• **DATA SHOWN**
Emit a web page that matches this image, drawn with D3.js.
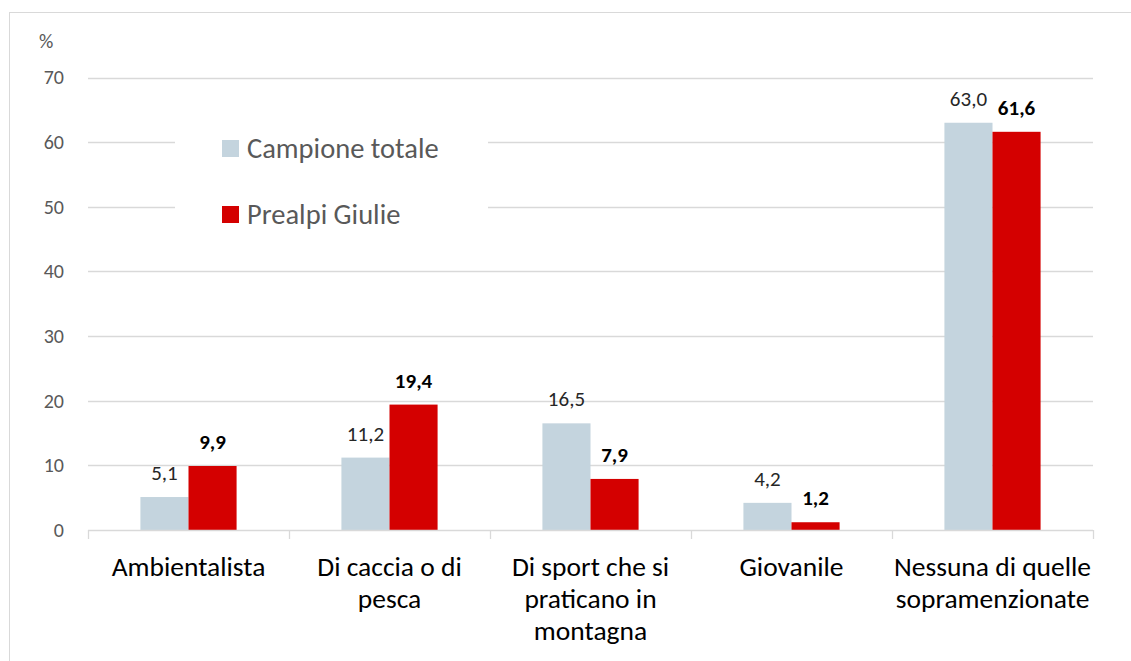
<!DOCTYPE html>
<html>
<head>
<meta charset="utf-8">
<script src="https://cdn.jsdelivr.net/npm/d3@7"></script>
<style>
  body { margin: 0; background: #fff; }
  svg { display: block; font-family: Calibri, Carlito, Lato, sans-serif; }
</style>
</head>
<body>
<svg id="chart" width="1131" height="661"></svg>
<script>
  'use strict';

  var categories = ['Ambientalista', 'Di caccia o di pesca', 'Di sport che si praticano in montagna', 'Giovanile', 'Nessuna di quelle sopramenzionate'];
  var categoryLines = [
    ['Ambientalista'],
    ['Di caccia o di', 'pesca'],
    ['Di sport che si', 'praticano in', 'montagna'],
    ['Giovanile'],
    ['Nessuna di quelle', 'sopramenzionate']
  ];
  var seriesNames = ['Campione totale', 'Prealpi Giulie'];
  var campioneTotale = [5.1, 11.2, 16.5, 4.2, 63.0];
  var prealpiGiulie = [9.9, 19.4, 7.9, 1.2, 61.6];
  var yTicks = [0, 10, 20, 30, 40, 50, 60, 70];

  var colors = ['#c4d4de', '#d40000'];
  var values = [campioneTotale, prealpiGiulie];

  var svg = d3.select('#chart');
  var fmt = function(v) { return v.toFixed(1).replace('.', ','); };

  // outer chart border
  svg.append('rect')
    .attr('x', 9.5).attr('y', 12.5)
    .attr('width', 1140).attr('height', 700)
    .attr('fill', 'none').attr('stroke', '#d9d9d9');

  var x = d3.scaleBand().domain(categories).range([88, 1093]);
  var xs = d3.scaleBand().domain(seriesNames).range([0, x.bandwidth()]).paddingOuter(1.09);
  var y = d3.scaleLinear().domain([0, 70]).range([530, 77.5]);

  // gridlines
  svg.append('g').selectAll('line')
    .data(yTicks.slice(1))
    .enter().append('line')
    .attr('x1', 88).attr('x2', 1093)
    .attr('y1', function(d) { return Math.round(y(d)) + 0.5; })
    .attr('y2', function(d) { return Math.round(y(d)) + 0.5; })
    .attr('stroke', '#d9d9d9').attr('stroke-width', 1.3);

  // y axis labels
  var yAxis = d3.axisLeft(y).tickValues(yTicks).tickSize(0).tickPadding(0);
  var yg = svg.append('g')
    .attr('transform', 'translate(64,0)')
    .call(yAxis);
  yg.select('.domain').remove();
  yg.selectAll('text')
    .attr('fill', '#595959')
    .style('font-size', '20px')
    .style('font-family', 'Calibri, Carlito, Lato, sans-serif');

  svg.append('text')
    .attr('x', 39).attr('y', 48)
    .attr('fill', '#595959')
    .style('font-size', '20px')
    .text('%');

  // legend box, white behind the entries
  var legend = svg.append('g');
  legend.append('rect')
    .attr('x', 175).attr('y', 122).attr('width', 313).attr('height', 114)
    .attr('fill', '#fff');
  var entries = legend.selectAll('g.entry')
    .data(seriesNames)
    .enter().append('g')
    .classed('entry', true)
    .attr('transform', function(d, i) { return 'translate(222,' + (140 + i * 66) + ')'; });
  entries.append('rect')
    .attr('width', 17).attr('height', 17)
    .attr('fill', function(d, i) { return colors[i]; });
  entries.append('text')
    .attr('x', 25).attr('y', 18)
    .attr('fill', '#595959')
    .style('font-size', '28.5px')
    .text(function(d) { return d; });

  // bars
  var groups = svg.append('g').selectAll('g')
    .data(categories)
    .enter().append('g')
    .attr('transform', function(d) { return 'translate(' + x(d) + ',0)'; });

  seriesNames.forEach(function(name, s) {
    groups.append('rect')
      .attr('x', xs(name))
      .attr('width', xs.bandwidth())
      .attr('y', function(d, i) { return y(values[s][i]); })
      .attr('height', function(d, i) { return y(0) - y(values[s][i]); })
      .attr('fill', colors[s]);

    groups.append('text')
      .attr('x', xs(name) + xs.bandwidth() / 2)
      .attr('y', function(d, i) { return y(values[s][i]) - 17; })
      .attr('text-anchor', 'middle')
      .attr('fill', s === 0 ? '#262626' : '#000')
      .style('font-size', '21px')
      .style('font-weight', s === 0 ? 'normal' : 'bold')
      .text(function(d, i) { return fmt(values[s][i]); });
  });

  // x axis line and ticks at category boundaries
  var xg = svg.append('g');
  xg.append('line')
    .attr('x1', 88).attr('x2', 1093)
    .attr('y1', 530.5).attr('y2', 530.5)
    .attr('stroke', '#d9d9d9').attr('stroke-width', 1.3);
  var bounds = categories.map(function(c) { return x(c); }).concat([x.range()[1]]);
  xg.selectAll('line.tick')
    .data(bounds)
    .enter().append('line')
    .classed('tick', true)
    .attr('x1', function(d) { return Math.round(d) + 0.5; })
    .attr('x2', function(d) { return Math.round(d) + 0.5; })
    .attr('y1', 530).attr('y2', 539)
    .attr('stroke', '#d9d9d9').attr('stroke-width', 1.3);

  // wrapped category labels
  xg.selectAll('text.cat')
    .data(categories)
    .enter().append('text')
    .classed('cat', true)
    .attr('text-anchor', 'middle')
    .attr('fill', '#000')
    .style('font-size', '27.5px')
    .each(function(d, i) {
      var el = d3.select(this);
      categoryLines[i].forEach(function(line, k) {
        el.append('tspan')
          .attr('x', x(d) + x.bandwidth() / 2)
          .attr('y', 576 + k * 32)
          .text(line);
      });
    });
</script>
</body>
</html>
==
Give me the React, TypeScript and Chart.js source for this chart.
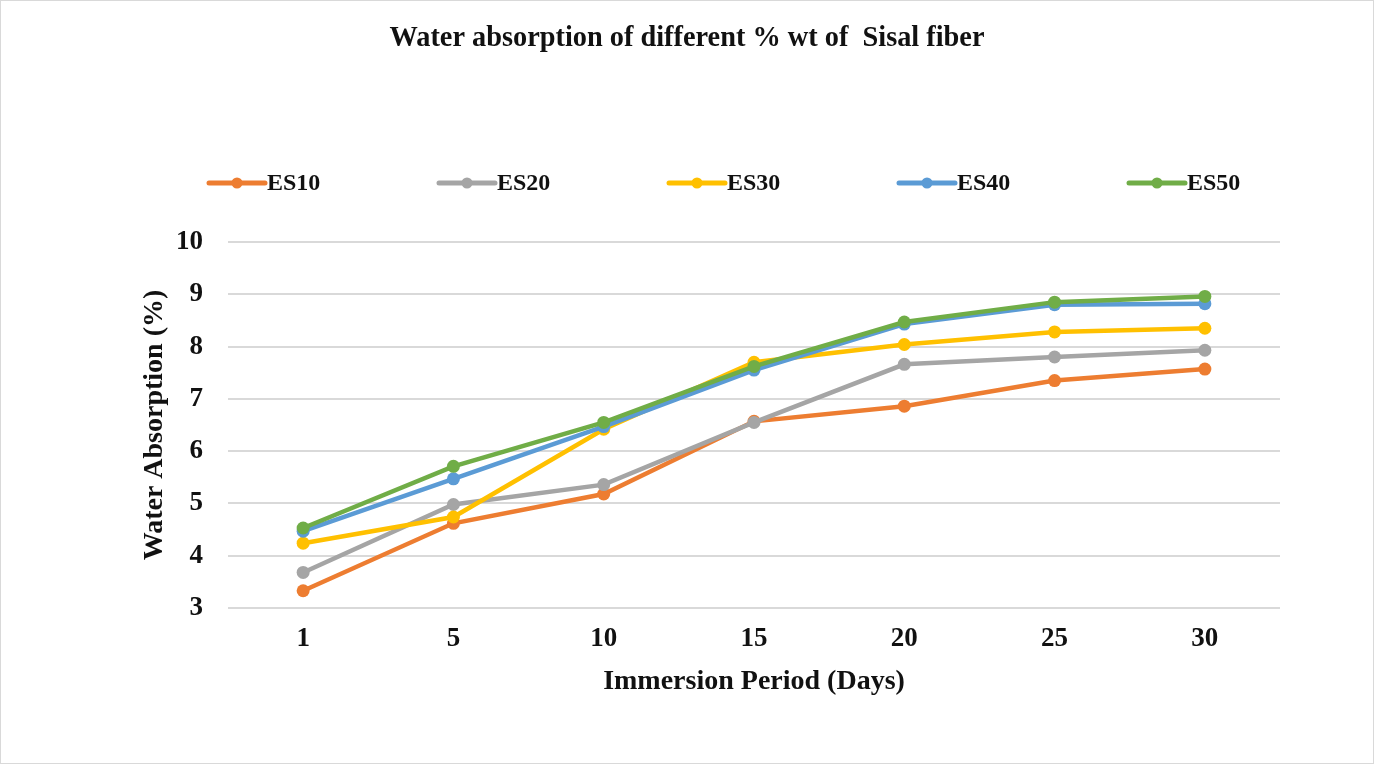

• **GIVEN TASK**
Copy only what runs above from the line containing "Emit a web page" through the line containing "var y = d3.scaleLinear().domain([0, 70]).range([530, 77.5]);", exactly. Leave out the pictures.

• **COMPLETE ANSWER**
Emit a web page that matches this image, drawn with D3.js.
<!DOCTYPE html>
<html>
<head>
<meta charset="utf-8">
<script src="https://cdn.jsdelivr.net/npm/d3@7"></script>
<style>
  body { margin: 0; background: #fff; }
  svg { display: block; font-family: Calibri, Carlito, Lato, sans-serif; }
</style>
</head>
<body>
<svg id="chart" width="1131" height="661"></svg>
<script>
  'use strict';

  var categories = ['Ambientalista', 'Di caccia o di pesca', 'Di sport che si praticano in montagna', 'Giovanile', 'Nessuna di quelle sopramenzionate'];
  var categoryLines = [
    ['Ambientalista'],
    ['Di caccia o di', 'pesca'],
    ['Di sport che si', 'praticano in', 'montagna'],
    ['Giovanile'],
    ['Nessuna di quelle', 'sopramenzionate']
  ];
  var seriesNames = ['Campione totale', 'Prealpi Giulie'];
  var campioneTotale = [5.1, 11.2, 16.5, 4.2, 63.0];
  var prealpiGiulie = [9.9, 19.4, 7.9, 1.2, 61.6];
  var yTicks = [0, 10, 20, 30, 40, 50, 60, 70];

  var colors = ['#c4d4de', '#d40000'];
  var values = [campioneTotale, prealpiGiulie];

  var svg = d3.select('#chart');
  var fmt = function(v) { return v.toFixed(1).replace('.', ','); };

  // outer chart border
  svg.append('rect')
    .attr('x', 9.5).attr('y', 12.5)
    .attr('width', 1140).attr('height', 700)
    .attr('fill', 'none').attr('stroke', '#d9d9d9');

  var x = d3.scaleBand().domain(categories).range([88, 1093]);
  var xs = d3.scaleBand().domain(seriesNames).range([0, x.bandwidth()]).paddingOuter(1.09);
  var y = d3.scaleLinear().domain([0, 70]).range([530, 77.5]);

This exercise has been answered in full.